The community based organic coconut oil production in Ghana is focused on protecting The Kwabre-Tanoe forest (14500 ha) which extends on both sides of the Tanoe River, in south-western Ghana and southeastern Ivory Coast. The forest is home to an exceptional biodiversity; it is the last habitat of the Roloway monkey (Cercopithecus roloway), one of the 25 most endangered primates of the world, as well as the White-Naped Mangabey (Cercocebus lunulatus), and Miss Waldron’s Red Colobus (Piliocolobus waldronae) which may already be extinct in the wild.

Because this coconut oil is a Fair For Life product, the community in Ghana receives a higher margin and income. This eliminates mining, poaching, cutting down trees, and extracting wood from the forest to supplement poor income. Saving these trees and nature will contribute to the conservation of the forest and help the endangered primates that need the forest to live in and eat from.”

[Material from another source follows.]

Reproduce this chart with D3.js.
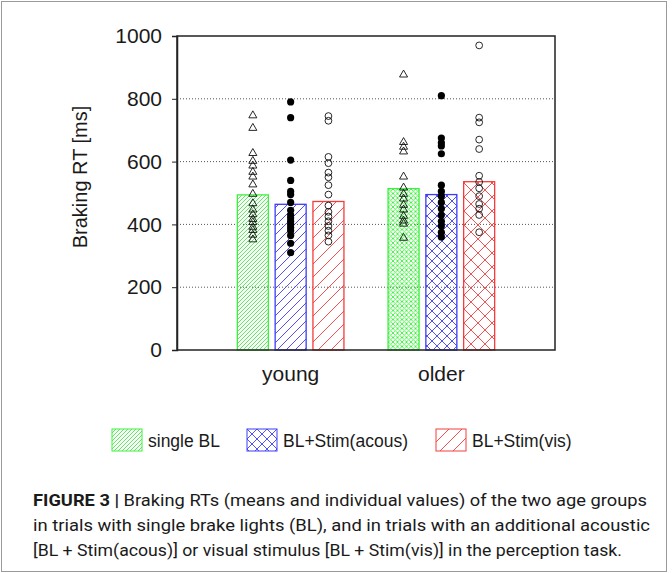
<!DOCTYPE html>
<html>
<head>
<meta charset="utf-8">
<script src="https://cdn.jsdelivr.net/npm/d3@7"></script>
<style>
  body { margin: 0; background: #fff; }
  text { font-family: "Liberation Sans", Arial, sans-serif; fill: #1a1a1a; }
</style>
</head>
<body>
<div id="chart"></div>
<script>
let svgWidth = 672;
let svgHeight = 573;

// plot frame
let margin = { top: 36, right: 117, bottom: 223, left: 177 };
let width = svgWidth - margin.left - margin.right;
let height = svgHeight - margin.top - margin.bottom;

// data
let groups = ['young', 'older'];
let conditions = ['single BL', 'BL+Stim(acous)', 'BL+Stim(vis)'];
let yTicks = [0, 200, 400, 600, 800, 1000];

// mean braking RT per group, in condition order
let meansYoung = [494, 464, 473];
let meansOlder = [514, 495, 536];

// individual values
let youngSingle = [750, 710, 630, 605, 590, 570, 555, 530, 500, 470, 450, 435, 420, 410, 395, 385, 370, 355];
let youngAcous = [790, 740, 605, 540, 505, 495, 470, 445, 430, 420, 410, 400, 390, 380, 365, 340, 310];
let youngVis = [745, 730, 615, 595, 565, 550, 525, 495, 460, 440, 425, 410, 395, 380, 365, 345];
let olderSingle = [880, 665, 650, 635, 555, 520, 500, 485, 465, 450, 430, 415, 405, 360];
let olderAcous = [810, 675, 660, 650, 625, 525, 505, 490, 470, 450, 430, 410, 395, 375, 360];
let olderVis = [970, 740, 725, 670, 640, 555, 535, 515, 490, 465, 450, 430, 375];

let colors = ['#3df03d', '#3c3cf5', '#f53c3c'];

let svg = d3.select('#chart')
    .append('svg')
    .attr('width', svgWidth)
    .attr('height', svgHeight);

// hatch patterns
let defs = svg.append('defs');
function hatch(id, color, s, cross) {
    let p = defs.append('pattern')
        .attr('id', id)
        .attr('patternUnits', 'userSpaceOnUse')
        .attr('width', s)
        .attr('height', s);
    let d = `M-1,1 l2,-2 M0,${s} l${s},${-s} M${s - 1},${s + 1} l2,-2`;
    if (cross) d += ` M-1,${s - 1} l2,2 M0,0 l${s},${s} M${s - 1},-1 l2,2`;
    p.append('path')
        .attr('d', d)
        .attr('stroke', color)
        .attr('stroke-width', 0.9)
        .attr('fill', 'none');
}
hatch('diag0', colors[0], 4, false);
hatch('diag1', colors[1], 9, false);
hatch('diag2', colors[2], 13, false);
hatch('cross0', colors[0], 4.5, true);
hatch('cross1', colors[1], 10, true);
hatch('cross2', colors[2], 14, true);

// figure box
svg.append('rect')
    .attr('x', 1.5).attr('y', 1.5)
    .attr('width', 665).attr('height', 570)
    .attr('fill', 'none')
    .attr('stroke', '#9a9a9a')
    .attr('stroke-width', 1);

let chartGroup = svg.append('g')
    .attr('transform', `translate(${margin.left}, ${margin.top})`);

let xScale = d3.scalePoint()
    .domain(groups)
    .range([0, width])
    .padding(0.754);

let innerScale = d3.scaleBand()
    .domain(conditions)
    .range([-53.3, 53.3])
    .paddingInner(0.18);

let yScale = d3.scaleLinear()
    .domain([0, 1000])
    .range([height, 0]);

// dotted gridlines
chartGroup.selectAll('.grid')
    .data(yTicks.filter(t => t > 0 && t < 1000))
    .enter()
    .append('line')
    .attr('x1', 0)
    .attr('x2', width)
    .attr('y1', d => yScale(d))
    .attr('y2', d => yScale(d))
    .attr('stroke', '#555')
    .attr('stroke-width', 1)
    .attr('stroke-dasharray', '1,2');

// bars
let barData = [];
groups.forEach((g, gi) => {
    let means = gi === 0 ? meansYoung : meansOlder;
    conditions.forEach((c, ci) => {
        barData.push({ group: g, cond: c, ci: ci, value: means[ci], pat: (gi === 0 ? 'diag' : 'cross') + ci });
    });
});

chartGroup.selectAll('.bar')
    .data(barData)
    .enter()
    .append('rect')
    .attr('x', d => xScale(d.group) + innerScale(d.cond))
    .attr('y', d => yScale(d.value))
    .attr('width', innerScale.bandwidth())
    .attr('height', d => yScale(0) - yScale(d.value))
    .attr('fill', d => `url(#${d.pat})`)
    .attr('stroke', d => colors[d.ci])
    .attr('stroke-width', 1.3);

// individual points
let pointSets = [
    { group: 'young', ci: 0, vals: youngSingle },
    { group: 'young', ci: 1, vals: youngAcous },
    { group: 'young', ci: 2, vals: youngVis },
    { group: 'older', ci: 0, vals: olderSingle },
    { group: 'older', ci: 1, vals: olderAcous },
    { group: 'older', ci: 2, vals: olderVis }
];
let triangle = d3.symbol().type(d3.symbolTriangle).size(28);

pointSets.forEach(set => {
    let cx = xScale(set.group) + innerScale(conditions[set.ci]) + innerScale.bandwidth() / 2;
    let pts = chartGroup.selectAll(null)
        .data(set.vals)
        .enter();
    if (set.ci === 0) {
        pts.append('path')
            .attr('d', triangle)
            .attr('transform', d => `translate(${cx}, ${yScale(d) + 1})`)
            .attr('fill', 'none')
            .attr('stroke', '#111')
            .attr('stroke-width', 0.9);
    } else if (set.ci === 1) {
        pts.append('circle')
            .attr('cx', cx)
            .attr('cy', d => yScale(d))
            .attr('r', 3.6)
            .attr('fill', '#000');
    } else {
        pts.append('circle')
            .attr('cx', cx)
            .attr('cy', d => yScale(d))
            .attr('r', 3.4)
            .attr('fill', 'none')
            .attr('stroke', '#111')
            .attr('stroke-width', 0.9);
    }
});

// frame
chartGroup.append('rect')
    .attr('x', 0).attr('y', 0)
    .attr('width', width).attr('height', height)
    .attr('fill', 'none')
    .attr('stroke', '#222')
    .attr('stroke-width', 1.5);

// y axis
let yAxis = chartGroup.append('g')
    .call(d3.axisLeft(yScale).tickValues(yTicks).tickFormat(d3.format('d')).tickSize(5).tickPadding(10));
yAxis.select('.domain').attr('stroke', '#222').attr('stroke-width', 1.5);
yAxis.selectAll('.tick line').attr('stroke', '#222');
yAxis.selectAll('text')
    .style('font-size', '21px')
    .style('font-family', '"Liberation Sans", Arial, sans-serif')
    .attr('fill', '#1a1a1a');

// x labels
chartGroup.selectAll('.xlabel')
    .data(groups)
    .enter()
    .append('text')
    .attr('x', d => xScale(d))
    .attr('y', height + 31)
    .attr('text-anchor', 'middle')
    .style('font-size', '21px')
    .text(d => d);

// y label
svg.append('text')
    .attr('transform', 'rotate(-90)')
    .attr('x', -177)
    .attr('y', 87)
    .attr('text-anchor', 'middle')
    .style('font-size', '20px')
    .text('Braking RT [ms]');

// legend
let legendX = [112, 247, 436];
let legendPat = ['diag0', 'cross1', 'diag2'];
let legend = svg.selectAll('.legend')
    .data(conditions)
    .enter()
    .append('g')
    .attr('transform', (d, i) => `translate(${legendX[i]}, 429)`);

legend.append('rect')
    .attr('width', 30)
    .attr('height', 22)
    .attr('fill', (d, i) => `url(#${legendPat[i]})`)
    .attr('stroke', (d, i) => colors[i])
    .attr('stroke-width', 1);

legend.append('text')
    .attr('x', 36)
    .attr('y', 18)
    .style('font-size', '17.5px')
    .text(d => d);

// caption
let captionLines = [
    ['FIGURE 3 | ', 'Braking RTs (means and individual values) of the two age groups', 614],
    ['', 'in trials with single brake lights (BL), and in trials with an additional acoustic', 617],
    ['', '[BL + Stim(acous)] or visual stimulus [BL + Stim(vis)] in the perception task.', 589]
];
captionLines.forEach((ln, i) => {
    let t = svg.append('text')
        .attr('x', 33)
        .attr('y', 506 + i * 25)
        .attr('textLength', ln[2])
        .attr('lengthAdjust', 'spacingAndGlyphs')
        .style('font-size', '17px')
        .style('font-family', '"Roboto", "Liberation Sans", sans-serif');
    if (ln[0]) {
        t.append('tspan').style('font-weight', 'bold').text(ln[0]);
    }
    t.append('tspan').text(ln[1]);
});
</script>
</body>
</html>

/ Coconut oil making workshop with Filiana in Yogyakarta, Indonesia /

I am personally very proud to finally switch to using fairtrade and organic coconut oil whose production does not cause negative environmental and social impacts, but the opposite!!!

Even though it costs more than I used to pay, it is absolutely worth it! We westerners like to take the wealth from developing countries without paying the fair price. It is time to change this attitude!

Please try to buy organic, fairtrade coconut oil and products which contain it, to avoid repeating the mistakes made with palm oil.

Note: we are not affiliated with the supplier of this coconut oil, ButterWise, but we just genuinely like it a lot.